Q: Should the public trust the 2024 election polls? How do news consumers know if a poll is credible?

A:

Polls got a bad rap after the 2016 and 2020 presidential elections because they were so far off the actual results. Just to remind you, three weeks before the 2016 election, the New York Times pollster Nate Cohn boldly proclaimed that Hillary Clinton’s chances of winning were 91 percent. 

That was a big miss.

The 2020 polls were even worse, with pre-election polling off by the largest magnitude in 40 years, according to Pew Research. It found that polls overestimated support for Joe Biden by nearly 4 percentage points in the national popular vote, the most significant polling error since 1980.

So what happened? 

Mary Snow, an assistant director of the Quinnipiac University Poll, says the first thing to note about 2016 is that the 91 percent chance of winning the election was a forecast, not an actual poll. It’s easy to confuse the two. To be fair, Clinton did win the popular vote by 2.9 million, but she lost the electoral college when Donald Trump won the Blue Wall states: Pennsylvania, Michigan and Wisconsin. One analysis found that if just 40,000 votes in those states had shifted to Clinton, she would have become the 45th president. 

The problems with the 2020 polling are harder to tease out. The American Association for Public Opinion Research or AAPOR says Trump’s voters were the least likely of all groups to participate in polls, a phenomenon sometimes described as the “shy Trump effect.” It’s also possible that the polls did not capture voters who rarely vote but showed up to support Trump. Pollsters call this “partisan nonresponse bias.”  The result is that rural white, working-class, and non-college-educated voters were underrepresented, according to Republican pollster Patrick Ruffini.

To ensure history does not repeat itself, pollsters are adjusting methodologies and trying new strategies in 2024. According to Snow, internal research at polling organizations has resulted in new methods to reach voters. The gold standard used to be phone calls, but as you can see in the chart below, some pollsters now use a combination of online, mail, phone outreach and probability-based panels, which are a list of residential addresses drawn randomly from the U.S. Postal Service’s database.

There’s also a change in how pollsters correct for any differences in their sample survey and the actual US population. Previously, polls were weighted to represent US demographics on variables such as age, race and gender. However, pollsters like Pew Research and The New York Times/Siena College now adjust their data for 12 variables, such as education, party identification, political engagement and voter registration status to get more accurate results. That seems to be working for The New York Times/Siena poll, which is the highest rated pollster, according to 538.com.  Experts say these top 10 are among the best pollsters in the country because they are independent polling organizations with no vested interest in the results. You can also compare 538.com’s list with the New York Times poll tracker where a diamond signifies a higher quality poll.

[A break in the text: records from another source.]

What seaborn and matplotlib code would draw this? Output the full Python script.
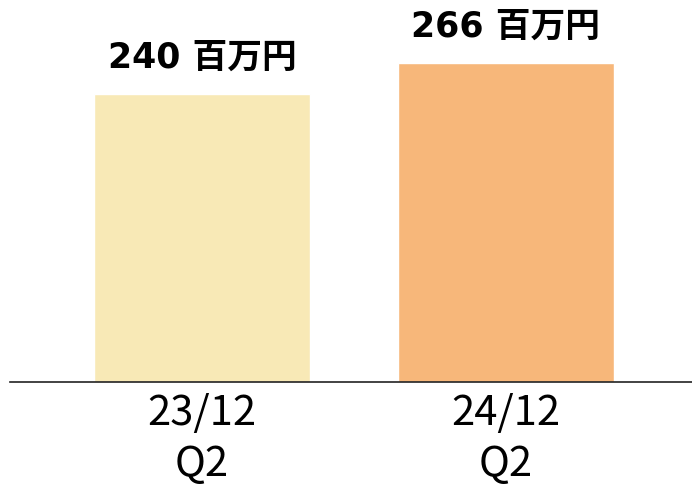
import matplotlib
matplotlib.use("Agg")
import matplotlib.pyplot as plt
import seaborn as sns
import pandas as pd

periods = ["23/12\nQ2", "24/12\nQ2"]
sales = [240, 266]
bar_colors = ["#F8E9B6", "#F7B77A"]
unit = "百万円"

sns.set_theme(style="white")
plt.rcParams['font.family'] = ['Noto Sans CJK JP', 'DejaVu Sans']

df = pd.DataFrame({"period": periods, "sales": sales})

fig = plt.figure(figsize=(6.92, 4.91), dpi=100)
ax = fig.add_axes([10 / 692, (491 - 382) / 491, 682 / 692, 382 / 491])

sns.barplot(data=df, x="period", y="sales", hue="period", palette=bar_colors,
            width=0.712, legend=False, ax=ax, saturation=1)

ax.set_xlim(-0.633, 1.614)
ax.set_ylim(0, 318.3)

# value labels above the bars
for i, v in enumerate(sales):
    ax.annotate(f"{v} {unit}", xy=(i, v), xytext=(0, 14), textcoords="offset points",
                ha="center", va="bottom", fontsize=25, fontweight="bold", color="black",
                family=['DejaVu Sans', 'Noto Sans CJK JP'])

for s in ["top", "right", "left"]:
    ax.spines[s].set_visible(False)
ax.spines["bottom"].set_color("#222222")
ax.spines["bottom"].set_linewidth(1.2)

ax.set_xlabel("")
ax.set_ylabel("")
ax.set_yticks([])
ax.tick_params(axis="x", length=0, pad=8, labelsize=30, labelcolor="black")
for lbl in ax.get_xticklabels():
    lbl.set_linespacing(1.3)

fig.savefig("out.png", dpi=100)
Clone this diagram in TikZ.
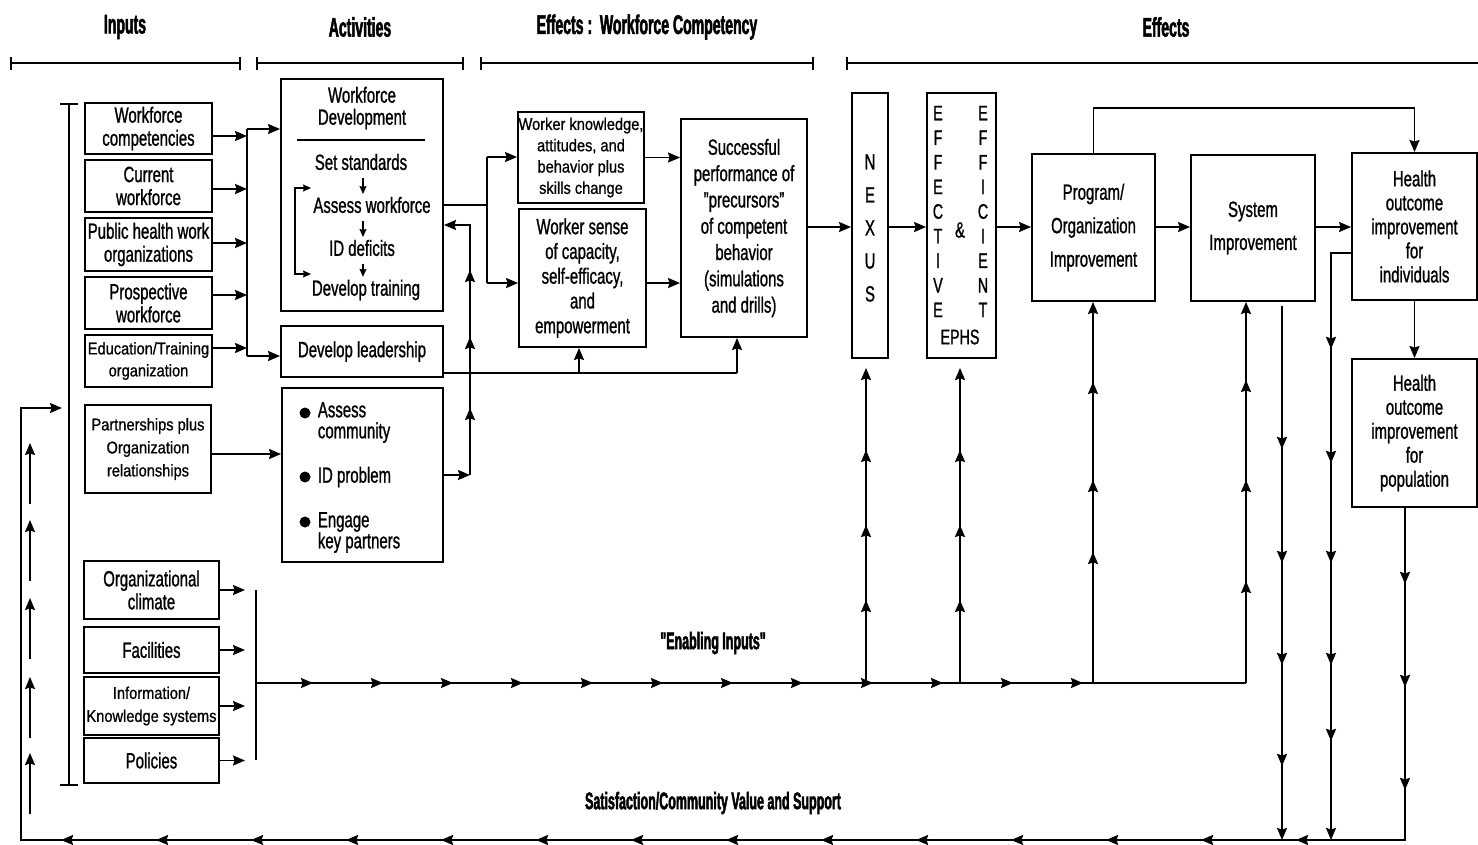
\documentclass[tikz,border=0pt]{standalone}
\usepackage{fontspec}
\setmainfont{Liberation Sans}[FakeStretch=0.68, FakeBold=1]
\newfontfamily\smallfam{Liberation Sans}[FakeStretch=0.86, FakeBold=0.8]
\newfontfamily\headfam{Liberation Sans}[FakeStretch=0.52, BoldFeatures={FakeBold=1.8}]
\usetikzlibrary{arrows.meta,decorations.markings}

\tikzset{
  box/.style={draw, line width=1.9pt, inner sep=0pt, align=center},
  sz/.style 2 args={minimum width=#1, minimum height=#2},
  txt/.style={inner sep=0pt, align=center},
  fs/.style 2 args={font=\fontsize{#1}{#2}\selectfont},
  fss/.style 2 args={font=\smallfam\fontsize{#1}{#2}\selectfont},
  hd/.style={inner sep=0pt, font=\headfam\bfseries\fontsize{#1}{#1}\selectfont},
  marr/.style={postaction={decorate,decoration={markings,
      mark=at position #1 with {\arrow{Stealth[length=12pt,width=10pt,inset=1.5pt]}}}}},
  marrs/.style={postaction={decorate,decoration={markings,
      mark=between positions #1 with {\arrow{Stealth[length=12pt,width=10pt,inset=1.5pt]}}}}},
  sarr/.style={line width=1.3pt, -{Stealth[length=8pt,width=7pt,inset=1pt]}},
  spanbar/.style={line width=1.8pt, {Bar[width=13pt]}-{Bar[width=13pt]}},
}

\begin{document}
\begin{tikzpicture}[x=1pt, y=-1pt, line width=1.8pt,
  >={Stealth[length=12pt,width=10pt,inset=1.5pt]}]

\fill[white] (0,0) rectangle (1478,844);
\useasboundingbox (0,0) rectangle (1478,844);

% ---------- column headings ----------
\node[hd=27] (hIn)  at (125,27)  {Inputs};
\node[hd=27] (hAct) at (360,27)  {Activities};
\node[hd=27] (hWc)  at (647,27)  {Effects :\ \ Workforce Competency};
\node[hd=27] (hEf)  at (1166,27) {Effects};
\draw[spanbar] (10,63) -- (241,63);
\draw[spanbar] (256,63) -- (464,63);
\draw[spanbar] (480,63) -- (814,63);
\draw[line width=1.8pt, {Bar[width=13pt]}-] (846,63) -- (1478,63);

% ---------- inputs ----------
\coordinate (brkT) at (69,104);
\coordinate (brkB) at (69,785);
\draw (brkT) -- (brkB);
\draw ([xshift=-9pt]brkT) -- ([xshift=9pt]brkT);
\draw ([xshift=-9pt]brkB) -- ([xshift=9pt]brkB);

\node[box, sz={127pt}{51pt}, fs={22}{23}] (wc) at (148.5,128.5) {Workforce\\competencies};
\node[box, sz={127pt}{52pt}, fs={22}{23}] (cw) at (148.5,186) {Current\\workforce};
\node[box, sz={127pt}{53pt}, fs={22}{23}] (ph) at (148.5,244.5) {Public health work\\organizations};
\node[box, sz={127pt}{52pt}, fs={22}{23}] (pw) at (148.5,303) {Prospective\\workforce};
\node[box, sz={127pt}{52pt}, fss={17}{22}] (et) at (148.5,361) {Education/Training\\organization};
\node[box, sz={126pt}{88pt}, fss={17}{23}] (pp) at (148,449) {Partnerships plus\\Organization\\relationships};

\node[box, sz={135pt}{58pt}, fs={22}{23}] (oc) at (151.5,590) {Organizational\\climate};
\node[box, sz={135pt}{46pt}, fs={22}{23}] (fa) at (151.5,650) {Facilities};
\node[box, sz={135pt}{58pt}, fss={17}{23}] (ik) at (151.5,706) {Information/\\Knowledge systems};
\node[box, sz={135pt}{45pt}, fs={22}{23}] (po) at (151.5,760.5) {Policies};

% ---------- activities ----------
\node[box, sz={162pt}{232pt}] (wd) at (362,195) {};
\node[txt, fs={22}{22}] (wdT) at (362,108) {Workforce\\Development};
\coordinate (ruleL) at (297,140);
\coordinate (ruleR) at (425,140);
\draw[line width=1.5pt] (ruleL) -- (ruleR);
\node[txt, fs={22}{22}] (s1) at (361,162) {Set standards};
\node[txt, fs={22}{22}] (s2) at (372,205) {Assess workforce};
\node[txt, fs={22}{22}] (s3) at (362,248) {ID deficits};
\node[txt, fs={22}{22}] (s4) at (366,290) {Develop training};
\coordinate (ax) at (363,0);
\draw[sarr, shorten <=7pt, shorten >=2pt] (s1.south -| ax) -- (s2.north -| ax);
\draw[sarr, shorten <=7pt, shorten >=2pt] (s2.south -| ax) -- (s3.north -| ax);
\draw[sarr, shorten <=7pt, shorten >=2pt] (s3.south -| ax) -- (s4.north -| ax);
\coordinate (lpA) at (311,188);
\coordinate (lpB) at (311,274);
\draw[line width=1.3pt, {Stealth[length=8pt,width=7pt,inset=1pt]}-{Stealth[length=8pt,width=7pt,inset=1pt]}]
  (lpA) -- ++(-16,0) |- (lpB);

\node[box, sz={162pt}{51pt}, fs={22}{22}] (dl) at (362,351.5) {Develop leadership};

\node[box, sz={161pt}{174pt}] (ac) at (362.5,475) {};
\node[circle, fill, inner sep=0pt, minimum size=11pt] (b1) at (305,413) {};
\node[circle, fill, inner sep=0pt, minimum size=11pt] (b2) at (305,477) {};
\node[circle, fill, inner sep=0pt, minimum size=11pt] (b3) at (305,522) {};
\node[txt, align=left, anchor=west, fs={22}{21}] (t1) at (317,422.5) {Assess\\community};
\node[txt, align=left, anchor=west, fs={22}{21}] (t2) at (317,477) {ID problem};
\node[txt, align=left, anchor=west, fs={22}{21}] (t3) at (317,532.5) {Engage\\key partners};

% ---------- workforce competency effects ----------
\node[box, sz={126pt}{91pt}, fss={17}{21.3}] (wk) at (581,157.5)
  {Worker knowledge,\\attitudes, and\\behavior plus\\skills change};
\node[box, sz={127pt}{138pt}, fs={22}{24.75}] (ws) at (582.5,278)
  {Worker sense\\of capacity,\\self-efficacy,\\and\\empowerment};
\node[box, sz={126pt}{218pt}, fs={22}{26.3}] (sp) at (744,228)
  {Successful\\performance of\\\char34 precursors\char34\\of competent\\behavior\\(simulations\\and drills)};

% ---------- effects ----------
\node[box, sz={36pt}{265pt}] (nx) at (870,225.5) {};
\node[txt, fs={22}{33}] (nxT) at (870,228) {N\\E\\X\\U\\S};
\node[box, sz={69pt}{265pt}] (ef) at (961.5,225.5) {};
\node[txt, fs={21}{24.6}] (efA) at (938,211.5) {E\\F\\F\\E\\C\\T\\I\\V\\E};
\node[txt, fs={21}{24.6}] (efB) at (983,211.5) {E\\F\\F\\I\\C\\I\\E\\N\\T};
\node[txt, fs={22}{22}] (amp) at (960,230) {\&};
\node[txt, fs={21}{22}] (ephs) at (960,337) {EPHS};

\node[box, sz={123pt}{147pt}, fs={22}{33.5}] (pr) at (1093.5,227.5) {Program/\\Organization\\Improvement};
\node[box, sz={124pt}{146pt}, fs={22}{33}] (si) at (1253,228) {System\\Improvement};
\node[box, sz={125pt}{147pt}, fs={22}{24}] (hi) at (1414.5,226.5) {Health\\outcome\\improvement\\for\\individuals};
\node[box, sz={125pt}{148pt}, fs={22}{24}] (hp) at (1414.5,433) {Health\\outcome\\improvement\\for\\population};

\node[hd=24] (enab) at (713,643) {\char34 Enabling Inputs\char34};
\node[hd=24] (satis) at (713,803) {Satisfaction/Community Value and Support};

% ---------- connectors: inputs to activities ----------
\coordinate (colTop) at (247,129);
\coordinate (colBot) at (247,356);
\draw (colTop) -- (colBot);
\coordinate (wcO) at ([yshift=-7.5pt]wc.east);
\coordinate (cwO) at ([yshift=-3pt]cw.east);
\coordinate (phO) at ([yshift=1.5pt]ph.east);
\coordinate (pwO) at ([yshift=8pt]pw.east);
\coordinate (etO) at ([yshift=13pt]et.east);
\foreach \o in {wcO,cwO,phO,pwO,etO}
  \draw[->] (\o) -- (\o -| colTop);
\draw[->] (colTop) -- (colTop -| wd.west);
\draw[->] (colBot) -- (colBot -| dl.west);

\coordinate (ppO) at ([yshift=-5pt]pp.east);
\draw[->] (ppO) -- (ppO -| ac.west);

% community work feeds back into workforce development
\coordinate (acR) at (470,475);
\coordinate (acT) at (470,225);
\draw[->] (ac.east) -- (acR);
\draw[->, marr=67pt, marr=138pt, marr=205pt] (acR) -- (acT) -- (acT -| wd.east);

% workforce development to competency effects
\coordinate (wdO) at ([yshift=-10pt]wd.east);
\coordinate (brM) at (487,205);
\coordinate (brT) at (487,157);
\coordinate (brB) at (487,283);
\draw (wdO) -- (brM);
\draw (brT) -- (brB);
\draw[->] (brT) -- (brT -| wk.west);
\draw[->] (brB) -- (brB -| ws.west);

% leadership feeds the competency effects
\coordinate (dlO) at ([yshift=-21.5pt]dl.east);
\coordinate (dlM) at (579,373);
\coordinate (dlR) at (737,373);
\draw (dlO) -- (dlR);
\draw[->] (dlM) -- (dlM |- ws.south);
\draw[->] (dlR) -- (dlR |- sp.south);

\draw[->] (wk.east) -- (wk.east -| sp.west);
\coordinate (wsO) at ([yshift=-5pt]ws.east);
\draw[->] (wsO) -- (wsO -| sp.west);

% main chain of effects
\coordinate (rowY) at (0,227);
\draw[->] (sp.east |- rowY) -- (nx.west |- rowY);
\draw[->] (nx.east |- rowY) -- (ef.west |- rowY);
\draw[->] (ef.east |- rowY) -- (pr.west |- rowY);
\draw[->] (pr.east |- rowY) -- (si.west |- rowY);
\draw[->] (si.east |- rowY) -- (hi.west |- rowY);
\coordinate (topY) at (0,108);
\draw[->] (pr.north) -- (pr.north |- topY) -| (hi.north);
\draw[->] (hi.south) -- (hp.north);

% ---------- enabling inputs ----------
\coordinate (enT) at (256,590);
\coordinate (enB) at (256,760);
\draw (enT) -- (enB);
\foreach \n in {oc,fa,ik,po}
  \draw[->, shorten >=11pt] (\n.east) -- (\n.east -| enT);
\coordinate (enM) at (256,683);
\coordinate (enE) at (1246,683);
\draw[marrs={57pt and 830pt step 70pt}] (enM) -- (enE);
\coordinate (jN) at (866,683);
\coordinate (jE) at (960,683);
\coordinate (jP) at (1093,683);
\draw[->, shorten >=9pt, marr=83pt, marr=158pt, marr=233pt] (jN) -- (jN |- nx.south);
\draw[->, shorten >=9pt, marr=83pt, marr=158pt, marr=233pt] (jE) -- (jE |- ef.south);
\draw[->, marr=131pt, marr=203pt, marr=301pt] (jP) -- (jP |- pr.south);
\draw[->, marr=102pt, marr=203pt, marr=303pt] (enE) -- (enE |- si.south);

% ---------- feedback: satisfaction / community value ----------
\coordinate (hpO) at ([xshift=-9.5pt]hp.south);
\coordinate (fbR) at (1405,840);
\coordinate (fbL) at (21,840);
\coordinate (fbT) at (21,408);
\coordinate (fbA) at (62,408);
\draw[->, marrs={76pt and 290pt step 103pt}, marrs={441pt and 1680pt step 95pt}]
  (hpO) -- (fbR) -- (fbL) -- (fbT) -- (fbA);

\coordinate (sdS) at ([xshift=29pt,yshift=-4pt]si.south);
\draw[->, marr=143pt, marr=257pt, marr=359pt, marr=460pt] (sdS) -- (sdS |- fbR);
\coordinate (hiL) at ([yshift=-26.5pt]hi.west);
\coordinate (dnA) at (1331,253);
\draw[->, marr=116pt, marr=230pt, marr=330pt, marr=432pt, marr=508pt]
  (hiL) -- (dnA) -- (dnA |- fbR);

% rising arrows beside the return line
\foreach \i/\yt in {1/443, 2/520, 3/598, 4/677, 5/753} {
  \coordinate (upA\i) at (30,\yt+61);
  \coordinate (upB\i) at (30,\yt);
  \draw[->, line width=1.5pt] (upA\i) -- (upB\i);
}

\end{tikzpicture}
\end{document}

So, if you want to know where the race for the White House stands, check out the highest-rated pollsters that use a multi-modal approach to reach voters, and then look at the sample size. A sample size of 1000 people for a national poll and 600-700 voters for state polls is considered more reliable because the margin of error will be smaller. 

But even with smaller margins of error, like plus or minus 3 percentage points as you see in the shaded lines below, the race is really a statistical dead heat unless one candidate is winning by double the margin of error. So in this case, Harris would need to be at 52 percent to be confident that her lead is not just a sampling error. 

Another caveat: No one poll is going to provide 100 percent certainty. That’s why Snow prefers to look at polling averages like this one by Nate Silver at Silver Bulletin. “A single poll could be off,” says Snow. “As a news consumer, don’t put too much credence in one poll. Look at trends and averages.”

Polls are also not adept at providing voters with information and context about the big election issues behind those statistics. Instead, they turn politics into “a savvy analysis of who was up, who was down, who’s winning or likely to win, the horse race, the spin, the strategy,” according to media critic Jay Rosen, who wants journalists to focus on “not the odds, but the stakes” in this election.

In the end, the big wild card in every election is turnout–especially in the key swing states. Pollsters make an educated guess about who will actually cast a ballot, but it’s enormously difficult to predict the actual makeup of the electorate. “Most people have their minds made up, so it’s all going to be about turnout,” says Snow about the 2024 election. “That’s what will determine this race.” 

So remember, polls are not crystal balls—they are only a snapshot of public opinion at a single point in time. “Don’t expect polls to have the exactly same result as the election,” says Snow. “And if a pollster says the election is too close to call, believe them.”